At the turn of the last century, the “Wisconsin Experiment” led the nation as a way to develop government policies that would promote the greatest good for the most people. Gov. Robert La Follette brought together government officials, university professors and business leaders to hash out intelligent state policies.
On its face, today’s Wisconsin story appears to be about budgets and entitlement. Citing the need to save money, the Joint Finance Committee of the Wisconsin Legislature at the end of May voted 12-4 to cut $250 million from the university’s budget and eliminate tenure from state law, enabling the governor-appointed Board of Regents to fire professors whenever they declared it time to “redirect” a program. Opponents are focusing on the end of tenure, but there is a larger story here about money, politics and ownership of the national government.

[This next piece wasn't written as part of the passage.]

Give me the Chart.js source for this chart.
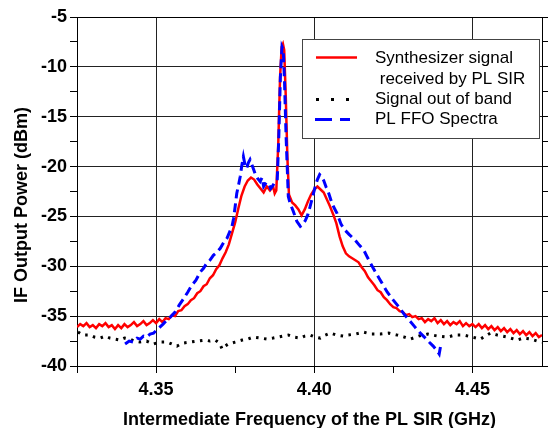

Significantly, Walker has referred to the measure as “Act 10 for higher education.” Act 10 was the 2011 Wisconsin Budget Repair Bill, passed by the Republican Legislature at Walker’s urging. It was the measure that created such furor in early 2011, as tens of thousands of protesters converged on the Wisconsin Capitol, Democratic senators fled to Illinois to stop a vote on the bill, and Republicans finally found a loophole in the quorum rules that enabled them to pass the measure without their Democratic colleagues.
At stake in this bitter fight was the nature of American government. Should workers have the right to bargain as a unit, joining together as a political bloc to influence both their contracts and government policies? Or should they be forced to compete for national power as individuals equal to the wealthiest men in America?
FDR and a Democratic Congress first established workers’ right to political organization in 1935 with the National Labor Relations Act (also known as the Wagner Act). They saw collective bargaining as a way to guarantee that the government served everyone, rather than the very wealthy who had led the nation into the Great Depression. Collective bargaining would level the playing field between workers and employers in politics, guaranteeing that government policies would benefit everyone.
But from the moment of its passage, Movement Conservatives insisted that the Wagner Act perverted the government by giving workers too much power. They must not be able to work as a unit; they must stand alone as individuals, just as wealthy men did. If workers could join together, they would influence workplace conditions and government policies. Undoubtedly, government regulations would establish minimum wages and maximum hours, and require costly safety measures. These would inhibit the ability of employers to make money and therefore, Movement Conservatives insisted, amount to a redistribution of wealth. The ability of unions to exercise political power was a fast track to communism.
As soon as Republicans regained control of Congress, they curtailed the Wagner Act with the 1947 Taft-Hartley Act, limiting workers’ ability to strike, preventing unions from donating to national political campaigns, and requiring labor leaders to swear they were not communists. When President Truman vetoed the measure, they passed it over his veto.